Personal information
- Date of birth: 22 September 1950
- Place of birth: Zaandam, Netherlands
- Date of death: 30 December 2018 (aged 68)
- Place of death: Krommenie, Netherlands
- Position: Midfielder

Senior career*
- Years: Team / Apps / (Gls)
- 1968–1971: ZFC
- 1971–1975: Telstar
- 1975–1977: Ajax / 21 / (0)
- 1976: → Telstar (loan)
- 1977–1985: Volendam
- Always Forward

= Dick Helling =

Dutch footballer

Dick Helling (22 September 1950 – 30 December 2018) was a Dutch professional footballer who played as a midfielder.

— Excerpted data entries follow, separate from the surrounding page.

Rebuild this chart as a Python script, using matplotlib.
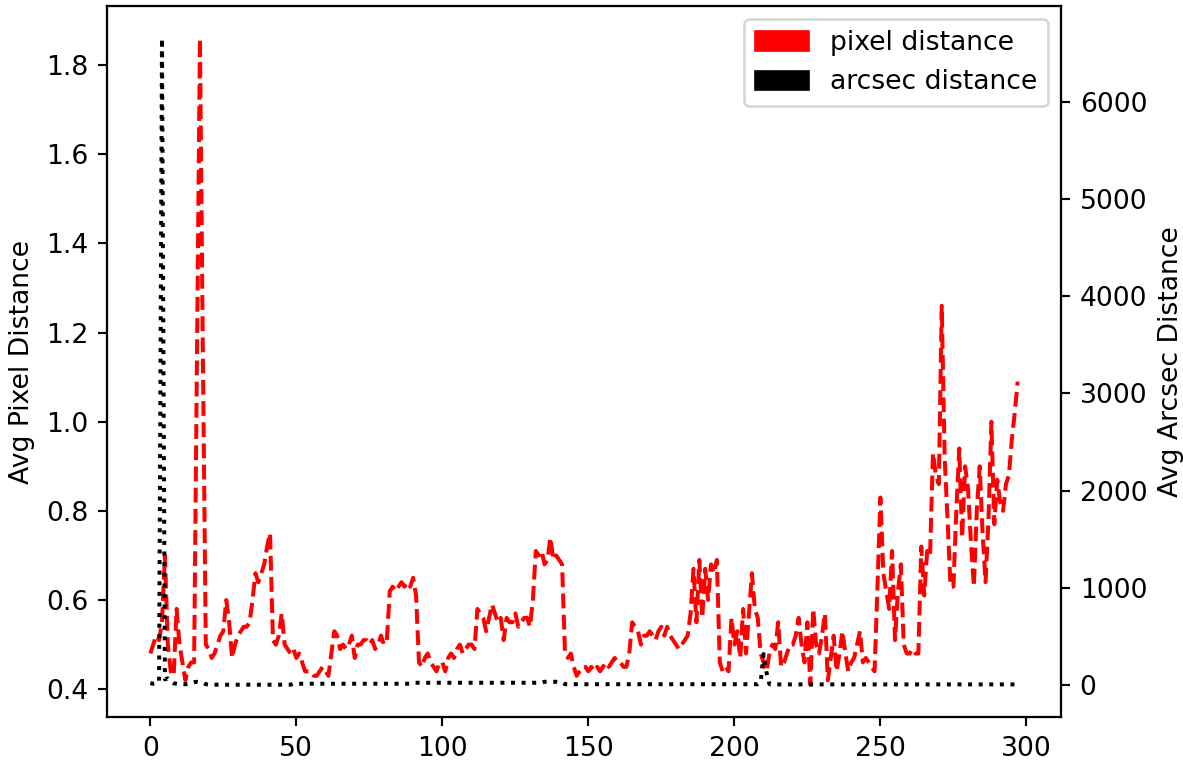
import matplotlib
matplotlib.use("Agg")
import matplotlib.pyplot as plt
import matplotlib.patches as mpatches
import numpy as np

# Avg pixel distance per frame (left axis)
pixel_dist = [
    0.48, 0.50, 0.52, 0.51, 0.55, 0.70, 0.50, 0.44, 0.43, 0.58,
    0.50, 0.46, 0.42, 0.45, 0.46, 0.46, 1.15, 1.86, 1.15, 0.50,
    0.49, 0.47, 0.48, 0.50, 0.52, 0.53, 0.60, 0.55, 0.47, 0.50,
    0.52, 0.53, 0.54, 0.54, 0.55, 0.60, 0.66, 0.64, 0.66, 0.68,
    0.72, 0.75, 0.51, 0.50, 0.52, 0.57, 0.50, 0.49, 0.48, 0.49,
    0.47, 0.48, 0.46, 0.44, 0.44, 0.44, 0.43, 0.43, 0.44, 0.45,
    0.44, 0.43, 0.48, 0.53, 0.52, 0.49, 0.50, 0.49, 0.50, 0.52,
    0.47, 0.50, 0.50, 0.51, 0.51, 0.50, 0.51, 0.49, 0.50, 0.52,
    0.50, 0.51, 0.62, 0.63, 0.62, 0.63, 0.64, 0.63, 0.64, 0.63,
    0.65, 0.61, 0.46, 0.45, 0.47, 0.48, 0.46, 0.45, 0.44, 0.46,
    0.46, 0.44, 0.47, 0.48, 0.47, 0.49, 0.50, 0.48, 0.49, 0.50,
    0.50, 0.49, 0.58, 0.57, 0.56, 0.53, 0.56, 0.59, 0.57, 0.55,
    0.56, 0.51, 0.56, 0.55, 0.55, 0.57, 0.54, 0.55, 0.56, 0.56,
    0.54, 0.60, 0.71, 0.70, 0.71, 0.68, 0.69, 0.74, 0.69, 0.70,
    0.69, 0.68, 0.48, 0.47, 0.48, 0.45, 0.43, 0.44, 0.45, 0.45,
    0.44, 0.45, 0.44, 0.45, 0.44, 0.45, 0.46, 0.45, 0.46, 0.47,
    0.46, 0.46, 0.45, 0.45, 0.48, 0.55, 0.54, 0.53, 0.50, 0.52,
    0.52, 0.53, 0.52, 0.51, 0.53, 0.54, 0.52, 0.54, 0.52, 0.51,
    0.50, 0.49, 0.50, 0.51, 0.52, 0.57, 0.67, 0.55, 0.69, 0.56,
    0.67, 0.60, 0.68, 0.66, 0.69, 0.46, 0.44, 0.45, 0.44, 0.56,
    0.50, 0.53, 0.47, 0.58, 0.48, 0.57, 0.66, 0.58, 0.56, 0.48,
    0.46, 0.44, 0.48, 0.50, 0.49, 0.55, 0.45, 0.46, 0.48, 0.50,
    0.50, 0.52, 0.56, 0.50, 0.46, 0.55, 0.41, 0.58, 0.50, 0.48,
    0.52, 0.57, 0.42, 0.47, 0.52, 0.44, 0.48, 0.53, 0.48, 0.44,
    0.46, 0.47, 0.50, 0.53, 0.46, 0.47, 0.46, 0.45, 0.44, 0.63,
    0.83, 0.66, 0.62, 0.58, 0.71, 0.51, 0.62, 0.68, 0.50, 0.48,
    0.48, 0.49, 0.48, 0.48, 0.72, 0.61, 0.71, 0.70, 0.93, 0.88,
    0.86, 1.26, 0.92, 0.78, 0.63, 0.63, 0.80, 0.94, 0.74, 0.90,
    0.85, 0.73, 0.63, 0.80, 0.90, 0.75, 0.64, 0.78, 1.00, 0.77,
    0.87, 0.82, 0.80, 0.86, 0.88, 0.96, 1.02, 1.09,
]

# Avg arcsec distance per frame (right axis)
arcsec_dist = [
    20, 15, 20, 30, 6650, 60, 70, 40, 20, 15,
    10, 10, 10, 15, 20, 30, 35, 30, 25, 10,
    5, 5, 5, 5, 5, 5, 5, 5, 5, 5,
    5, 5, 5, 5, 5, 5, 5, 5, 5, 5,
    5, 5, 5, 5, 5, 5, 5, 5, 5, 15,
    15, 15, 15, 15, 15, 15, 15, 15, 15, 15,
    15, 15, 15, 15, 15, 15, 15, 15, 15, 15,
    15, 15, 15, 15, 15, 15, 15, 15, 15, 15,
    15, 15, 15, 15, 15, 15, 15, 15, 15, 15,
    25, 25, 25, 25, 25, 25, 25, 25, 25, 25,
    25, 25, 25, 25, 25, 25, 25, 25, 25, 25,
    25, 25, 25, 25, 25, 25, 25, 25, 25, 25,
    25, 25, 25, 25, 25, 25, 25, 25, 25, 25,
    25, 25, 25, 25, 25, 35, 35, 35, 35, 35,
    30, 30, 10, 10, 10, 10, 10, 10, 10, 10,
    10, 10, 10, 10, 10, 10, 10, 10, 10, 10,
    10, 10, 10, 10, 10, 10, 10, 10, 10, 10,
    10, 10, 10, 10, 10, 10, 10, 10, 10, 10,
    10, 10, 10, 10, 10, 10, 10, 10, 10, 10,
    10, 10, 10, 10, 10, 10, 10, 10, 10, 10,
    10, 10, 10, 10, 10, 10, 10, 10, 10, 30,
    320, 130, 10, 8, 8, 8, 8, 8, 8, 8,
    8, 8, 8, 8, 8, 8, 8, 8, 8, 8,
    8, 8, 8, 8, 8, 8, 8, 8, 8, 8,
    8, 8, 8, 8, 8, 8, 8, 8, 8, 8,
    8, 8, 8, 8, 8, 8, 8, 8, 8, 8,
    8, 8, 8, 8, 8, 8, 8, 8, 8, 8,
    8, 8, 8, 8, 8, 8, 8, 8, 8, 8,
    8, 8, 8, 8, 8, 8, 8, 8, 8, 8,
    8, 8, 8, 8, 8, 8, 8, 8,
]

frames = np.arange(len(pixel_dist))

fig = plt.figure(figsize=(1183 / 192, 761 / 192), dpi=192)
fig.subplots_adjust(left=0.0904, right=0.8969, bottom=0.0578, top=0.992)

ax1 = fig.add_subplot(111)
ax1.plot(frames, pixel_dist, 'r--')
ax1.set_ylabel('Avg Pixel Distance')

ax2 = ax1.twinx()
ax2.plot(frames, arcsec_dist, 'k:')
ax2.set_ylabel('Avg Arcsec Distance')

red_patch = mpatches.Patch(color='red', label='pixel distance')
black_patch = mpatches.Patch(color='black', label='arcsec distance')
ax2.legend(handles=[red_patch, black_patch], loc='upper right')

plt.savefig('out.png', dpi=192)
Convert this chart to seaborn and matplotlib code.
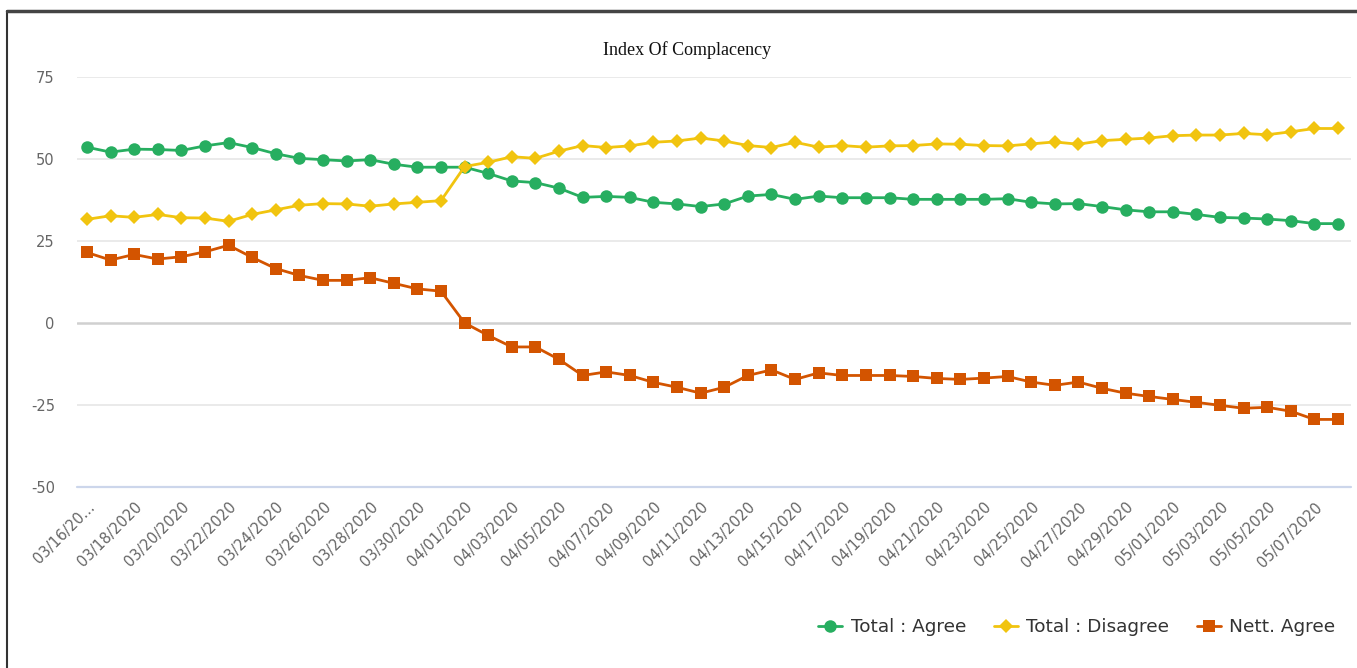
import numpy as np
import pandas as pd
import matplotlib.pyplot as plt
import seaborn as sns
from matplotlib.lines import Line2D

sns.set_style("white")
plt.rcParams['font.family'] = ['DejaVu Sans']
plt.rcParams['axes.unicode_minus'] = False

dates = pd.date_range("2020-03-16", "2020-05-08").strftime("%m/%d/%Y").tolist()

agree = [53.6, 52.1, 53.0, 52.9, 52.6, 54.0, 55.0, 53.5, 51.6, 50.2,
         49.8, 49.4, 49.8, 48.4, 47.5, 47.5, 47.5, 45.6, 43.3, 42.8,
         41.1, 38.3, 38.6, 38.3, 36.8, 36.3, 35.5, 36.3, 38.7, 39.2,
         37.7, 38.7, 38.2, 38.2, 38.2, 37.7, 37.7, 37.7, 37.7, 37.9,
         36.8, 36.3, 36.4, 35.5, 34.5, 33.9, 33.9, 33.1, 32.2, 32.0,
         31.7, 31.2, 30.3, 30.3]
disagree = [31.6, 32.7, 32.2, 33.1, 32.1, 32.0, 31.0, 33.1, 34.5, 35.9,
            36.4, 36.3, 35.6, 36.3, 36.8, 37.3, 47.7, 49.0, 50.7, 50.2,
            52.4, 54.1, 53.5, 54.0, 55.1, 55.5, 56.4, 55.5, 54.1, 53.5,
            55.1, 53.6, 54.1, 53.6, 54.0, 54.1, 54.6, 54.5, 54.1, 54.0,
            54.6, 55.2, 54.5, 55.6, 56.0, 56.4, 57.1, 57.3, 57.3, 57.8,
            57.4, 58.3, 59.3, 59.3]
nett = [21.5, 19.2, 20.9, 19.5, 20.2, 21.7, 23.7, 20.0, 16.6, 14.5,
        13.0, 13.0, 13.8, 12.1, 10.4, 9.7, 0.0, -3.8, -7.3, -7.3,
        -11.1, -16.0, -14.9, -16.0, -18.1, -19.6, -21.4, -19.6, -16.0, -14.3,
        -17.2, -15.2, -16.0, -16.0, -16.0, -16.3, -16.9, -17.2, -16.8, -16.3,
        -18.0, -19.0, -18.0, -19.9, -21.4, -22.4, -23.3, -24.2, -25.1, -26.0,
        -25.7, -26.9, -29.4, -29.4]

series_names = ["Total : Agree", "Total : Disagree", "Nett. Agree"]
colors = ["#27ae60", "#f1c40f", "#d35400"]
markers = ["o", "D", "s"]
msizes = [9, 7, 9]

fig = plt.figure(figsize=(13.57, 6.68), dpi=100)
ax = fig.add_axes([77 / 1357, 1 - 487 / 668, (1351 - 77) / 1357, (487 - 77) / 668])

x = np.arange(len(dates))
for name, vals, c, m, ms in zip(series_names, [agree, disagree, nett], colors, markers, msizes):
    sns.lineplot(x=x, y=vals, ax=ax, color=c, marker=m, markersize=ms,
                 markeredgewidth=0, linewidth=2, label=name, legend=False)

ax.set_ylim(-50, 75)
ax.set_xlim(-0.42, 53.55)
ax.set_yticks([-50, -25, 0, 25, 50, 75])
ax.yaxis.grid(False)
for yv in [75, 50, 25, -25]:
    ax.axhline(yv, color="#e6e6e6", linewidth=1.2, zorder=0.5)
ax.axhline(0, color="#d0d0d0", linewidth=1.8, zorder=0.6)
ax.axhline(-50, color="#ccd6eb", linewidth=1.6, zorder=0.6, clip_on=False)
for s in ax.spines.values():
    s.set_visible(False)

ax.set_xticks(x[::2])
labels = [d for d in dates[::2]]
labels[0] = "03/16/20..."
ax.set_xticklabels(labels, rotation=45, ha="right", rotation_mode="anchor")
ax.tick_params(axis="x", length=0, pad=9, labelsize=10.5, labelcolor="#666666")
ax.tick_params(axis="y", length=0, pad=16, labelsize=10.5, labelcolor="#666666")

fig.text(687 / 1357, 1 - 50 / 668, "Index Of Complacency", ha="center", va="center",
         fontsize=13, family="Liberation Serif", color="#111111")

handles = [Line2D([0], [0], color=c, marker=m, markersize=ms, markeredgewidth=0, linewidth=2)
           for c, m, ms in zip(colors, markers, msizes)]
fig.legend(handles, series_names, loc="center right", bbox_to_anchor=(1352 / 1357, 1 - 627 / 668),
           ncol=3, frameon=False, fontsize=13.3, labelcolor="#333333", handlelength=1.3,
           handletextpad=0.45, columnspacing=1.5)

# outer frame (left and top edges)
fig.add_artist(Line2D([7 / 1357, 7 / 1357], [0, 1 - 11 / 668], transform=fig.transFigure,
                      color="#333333", linewidth=1.5))
fig.add_artist(Line2D([7 / 1357, 1], [1 - 11 / 668, 1 - 11 / 668], transform=fig.transFigure,
                      color="#444444", linewidth=2.5))

fig.savefig("out.png", dpi=100)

==Early and personal life==
Helling was born in Zaandam into a middle-class family; he was the middle child of three.

==Career==
Helling began his career with ZFC, moving to Telstar in August 1971. He played for them until 1975. He next played for Ajax. Whilst at Ajax in 1975 he famously missed a penalty in a European Cup match against Levski-Spartak, resulting in Ajax's elimination from the competition. He made 29 appearances for Ajax – 21 in the league, 3 in the Cup, and 5 times in Europe. He returned to Telstar for a loan spell in 1976. He then spent 8 seasons with Volendam, for whom he scored 48 goals in 218 games in all competitions. At Volendam he was part of the team which won promotion in May 1983. He ended his career with amateur side Always Forward.

==Later life and death==
He died on 30 December 2018, aged 68, in a hospice in Krommenie.